Fawlty Towers Play review: Is John Cleese reboot any good?
Fawlty Towers Play review and star rating: ★★★
In news no one was expecting (apart from, perhaps, financial analysts) John Cleese has rebirthed Fawlty Towers for the stage. It only took him 45 years. More recently he’s rebranded as a right-wing firebrand for GB News, criticising the state of ‘woke’ comedy, tarnishing his reputation. So this’ll be terrible, right? Actually, it’s better than you’d think.
Alright, so the Fawlty Towers play cheats a bit. It’s a verbatim, line-for-line retelling of three original televised episodes, rather than anything new, and as Cleese said in a press preview, farce is by nature better suited for the stage than screen. So in plain terms, with good acting, the stories should land because Cleese’s writing, with former wife Connie Booth who played Polly, is good.
Cleese, who executive produced this as well as writing a new ending, has formulated a very capable cast to prove the comedian’s theory right that farce is indeed better on stage.

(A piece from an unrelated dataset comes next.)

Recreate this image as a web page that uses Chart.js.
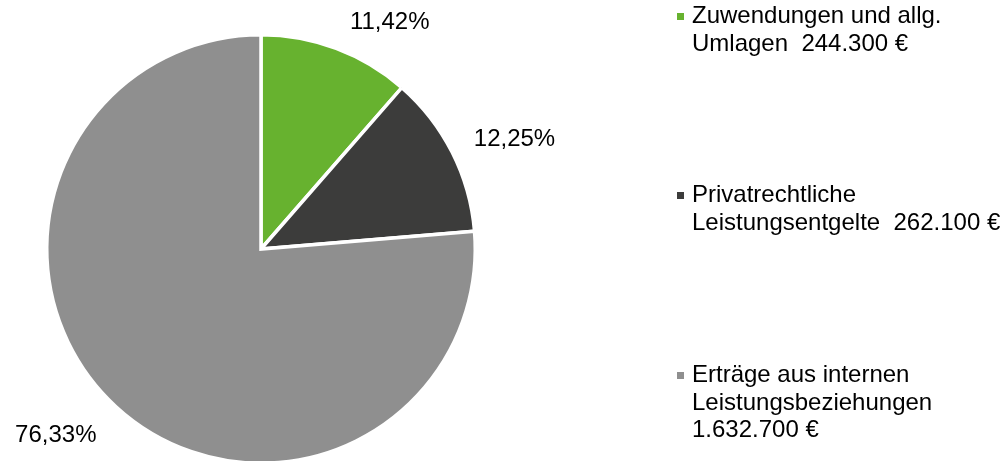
<!DOCTYPE html>
<html><head><meta charset="utf-8">
<script src="https://cdn.jsdelivr.net/npm/chart.js@4.4.0/dist/chart.umd.min.js"></script>
<style>html,body{margin:0;padding:0;background:#fff;overflow:hidden;}#wrap{width:1007px;height:461px;position:relative;overflow:hidden;}</style>
</head><body><div id="wrap"><canvas id="c" width="1007" height="470"></canvas></div>
<script>
const categories = ["Zuwendungen und allg. Umlagen", "Privatrechtliche Leistungsentgelte", "Erträge aus internen Leistungsbeziehungen"];
const amounts = [244300, 262100, 1632700];
const percentLabels = ["11,42%", "12,25%", "76,33%"];
const legendLines = [
  ["Zuwendungen und allg.", "Umlagen  244.300 €"],
  ["Privatrechtliche", "Leistungsentgelte  262.100 €"],
  ["Erträge aus internen", "Leistungsbeziehungen", "1.632.700 €"]
];
const colors = ["#67B22F", "#3C3C3B", "#8F8F8F"];

const FONT = '24px "Liberation Sans", Arial, sans-serif';
const labelOffsets = [[128, -219], [252, -102], [-204, 192]]; // baseline-centre relative to pie centre, at radius 213
const legendPos = [{x: 677, y: 23}, {x: 677, y: 202}, {x: 677, y: 382}];
const lineH = 27.5;

const overlay = {
  id: 'overlay',
  afterDraw(chart) {
    const ctx = chart.ctx;
    const meta = chart.getDatasetMeta(0);
    ctx.save();
    ctx.font = FONT;
    ctx.fillStyle = '#000';
    ctx.textBaseline = 'alphabetic';
    ctx.textAlign = 'center';
    meta.data.forEach((arc, i) => {
      const s = arc.outerRadius / 213;
      ctx.fillText(percentLabels[i], arc.x + labelOffsets[i][0] * s, arc.y + labelOffsets[i][1] * s);
    });
    ctx.textAlign = 'left';
    legendLines.forEach((lines, i) => {
      const p = legendPos[i];
      ctx.fillStyle = colors[i];
      ctx.fillRect(p.x, p.y - 10, 7, 7);
      ctx.fillStyle = '#000';
      lines.forEach((t, j) => ctx.fillText(t, p.x + 15, p.y + j * lineH));
    });
    ctx.restore();
  }
};

new Chart(document.getElementById('c'), {
  type: 'pie',
  data: {
    labels: categories,
    datasets: [{
      data: amounts,
      backgroundColor: colors,
      borderColor: '#ffffff',
      borderWidth: 3.5,
      borderJoinStyle: 'miter'
    }]
  },
  options: {
    responsive: false,
    animation: false,
    layout: { padding: { left: 45, top: 33, right: 530, bottom: 5 } },
    plugins: { legend: { display: false }, tooltip: { enabled: false } }
  },
  plugins: [overlay]
});
</script></body></html>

You want to imagine Manuel spinning into an anxious heap on your lap. It’s funnier when the stakes are higher and the banana skin (or should that be moose head?) is within touching distance.

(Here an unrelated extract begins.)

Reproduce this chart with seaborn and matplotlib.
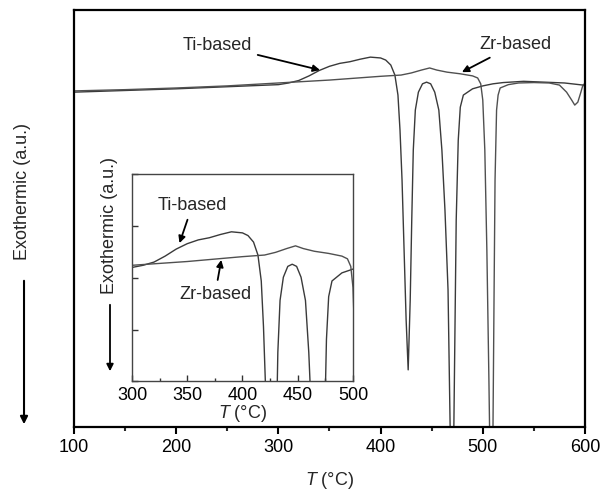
import matplotlib
matplotlib.use('Agg')
import matplotlib.pyplot as plt
from matplotlib.ticker import MultipleLocator
import seaborn as sns
import numpy as np
import pandas as pd

# DSC traces (temperature in degC, signal in a.u., exothermic up)
ti_temp = [100, 150, 200, 250, 300, 310, 320, 330, 340, 350, 360, 370, 380, 390,
           400, 405, 410, 414, 417, 419, 421, 423, 425, 427, 429, 430.5, 432, 434,
           437, 441, 445, 449, 453, 457, 460, 463, 466, 469, 471, 474, 476, 478,
           481, 490, 500, 510, 520, 540, 560, 580, 598, 600]
ti_signal = [80.3, 80.7, 81.1, 81.6, 82.1, 82.5, 83.1, 84.2, 85.5, 86.5, 87.2, 87.6, 88.2, 88.7,
             88.5, 88.0, 86.8, 84.4, 79.6, 71.2, 59.2, 42.4, 25.7, 13.7, 30.5, 49.6, 66.4, 76.0,
             80.3, 82.3, 82.7, 82.3, 80.3, 76.0, 66.4, 52.0, 32.9, -15.0, -15.0, 49.6, 68.8, 76.7,
             79.6, 81.1, 81.8, 82.3, 82.6, 82.9, 82.7, 82.5, 82.0, 81.8]

zr_temp = [100, 150, 200, 250, 300, 350, 400, 420, 430, 440, 448, 455, 465, 478,
           490, 495, 498, 500, 502, 504, 506, 507.5, 509.5, 511, 512, 513.5, 515, 517,
           525, 535, 550, 565, 575, 582, 587, 590, 593, 596, 598, 599.5, 600]
zr_signal = [80.6, 80.9, 81.3, 81.8, 82.5, 83.2, 84.1, 84.4, 84.9, 85.6, 86.1, 85.6, 85.1, 84.7,
             84.2, 83.7, 82.3, 78.4, 66.4, 42.4, 11.3, -15.0, -15.0, 30.5, 59.2, 76.0, 79.6, 81.3,
             82.1, 82.5, 82.6, 82.5, 82.0, 80.3, 78.4, 77.2, 77.9, 80.3, 82.0, 82.3, 30.5]

main_ticks = [100, 200, 300, 400, 500, 600]
inset_ticks = [300, 350, 400, 450, 500]

sns.set_style('ticks')
plt.rcParams['font.family'] = ['Liberation Sans', 'DejaVu Sans']
plt.rcParams['mathtext.fontset'] = 'custom'
plt.rcParams['mathtext.rm'] = 'Liberation Sans'
plt.rcParams['mathtext.it'] = 'Liberation Sans:italic'

FS = 13
ti = pd.DataFrame({'T': ti_temp, 'signal': ti_signal})
zr = pd.DataFrame({'T': zr_temp, 'signal': zr_signal})

fig = plt.figure(figsize=(6.11, 4.93), dpi=100)
ax = fig.add_axes([0.1211, 0.1339, 0.8363, 0.8458])

for data, col in [(ti, '#3a3a3a'), (zr, '#505050')]:
    sns.lineplot(data=data, x='T', y='signal', ax=ax, color=col, lw=1.0,
                 estimator=None, sort=False)

ax.set_xlim(100, 600)
ax.set_ylim(0, 100)
ax.set_xticks(main_ticks)
ax.xaxis.set_minor_locator(MultipleLocator(50))
ax.set_yticks([])
ax.tick_params(axis='x', which='major', direction='out', length=5, width=1.5,
               labelsize=FS, pad=4, colors='black')
ax.tick_params(axis='x', which='minor', direction='out', length=3, width=1.5)
for s in ax.spines.values():
    s.set_visible(True)
    s.set_linewidth(1.6)
    s.set_color('black')
ax.set_xlabel('$T$ (°C)', fontsize=FS, labelpad=10)
ax.set_ylabel('')

arrow_kw = dict(arrowstyle='-|>', color='black', lw=1.3, mutation_scale=10,
                shrinkA=2, shrinkB=0)
ax.annotate('Ti-based', xy=(340.7, 85.6), xytext=(240, 91.6), fontsize=FS,
            ha='center', va='center', arrowprops=arrow_kw)
ax.annotate('Zr-based', xy=(479.6, 85.1), xytext=(531.5, 91.7), fontsize=FS,
            ha='center', va='center', arrowprops=arrow_kw)

# main y label with downward arrow
fig.text(0.0376, 1 - 191.5 / 493, 'Exothermic (a.u.)', rotation=90, fontsize=FS,
         ha='center', va='center')
fig.add_artist(matplotlib.patches.FancyArrowPatch(
    (0.0393, 1 - 278 / 493), (0.0393, 1 - 427 / 493), transform=fig.transFigure,
    arrowstyle='-|>', mutation_scale=11, color='black', lw=1.5))

# inset
axi = fig.add_axes([0.216, 0.2262, 0.3617, 0.4209])
axi.set_facecolor('white')
for data, col in [(ti, '#3a3a3a'), (zr, '#505050')]:
    sns.lineplot(data=data, x='T', y='signal', ax=axi, color=col, lw=1.0,
                 estimator=None, sort=False)
axi.set_xlim(300, 500)
axi.set_ylim(61, 99.4)
axi.set_xticks(inset_ticks)
axi.xaxis.set_minor_locator(MultipleLocator(25))
axi.set_yticks(np.linspace(61, 99.4, 5))
axi.set_yticklabels([])
axi.tick_params(which='both', direction='in', width=1.0, colors='#333333',
                labelcolor='black', labelsize=FS, pad=4)
axi.tick_params(which='major', length=4)
axi.tick_params(which='minor', length=2.5)
for s in axi.spines.values():
    s.set_visible(True)
    s.set_linewidth(1.0)
    s.set_color('#444444')
axi.set_xlabel('$T$ (°C)', fontsize=FS, labelpad=-1)
axi.set_ylabel('')

axi.annotate('Ti-based', xy=(343, 86.6), xytext=(354.7, 93.6), fontsize=FS,
             ha='center', va='center', arrowprops=arrow_kw)
axi.annotate('Zr-based', xy=(380.8, 83.5), xytext=(375.2, 77.1), fontsize=FS,
             ha='center', va='center', arrowprops=arrow_kw)

fig.text(110 / 611, 1 - 225.5 / 493, 'Exothermic (a.u.)', rotation=90, fontsize=FS,
         ha='center', va='center')
fig.add_artist(matplotlib.patches.FancyArrowPatch(
    (110 / 611, 1 - 302 / 493), (110 / 611, 1 - 374 / 493), transform=fig.transFigure,
    arrowstyle='-|>', mutation_scale=10, color='black', lw=1.3))

fig.savefig('out.png', dpi=100)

At face value, the formula works. The finale especially – The Germans – is a wild ride, a deliciously non-PC story about some Germans visiting the Torquay hotel run by owner Basil, the role originated by Cleese in the BBC sitcom. Yes, goose-stepping and gags about Hitler abound.
On other levels, it feels overly contained and repressive. The lack of freshness (the set is also unnervingly perfect to the TV show) means the actors often feel like they are performing a pastiche, an homage to the original. It’s hard to see where the TV show left off and the theatre show begins.
The cast is pretty hilarious. Victoria Fox’s Polly moves like a swan, never revealing the chaos beneath her feet, Anna-Jane Casey’s Sybil is sharply funny and Hemi Yeroham finds the requisite tenderness in the problematic, outdated character of Manuel. Adam Jackson-Smith’s Basil is effete and brash in turns but sometimes it feels as if he’s so worried about missing the punchline – and faithfully representing Cleese – that he misses it, and sometimes lacks bite.
It might not be challenging theatre, but it’s a nostalgic joy, much like watching an episode of the original show.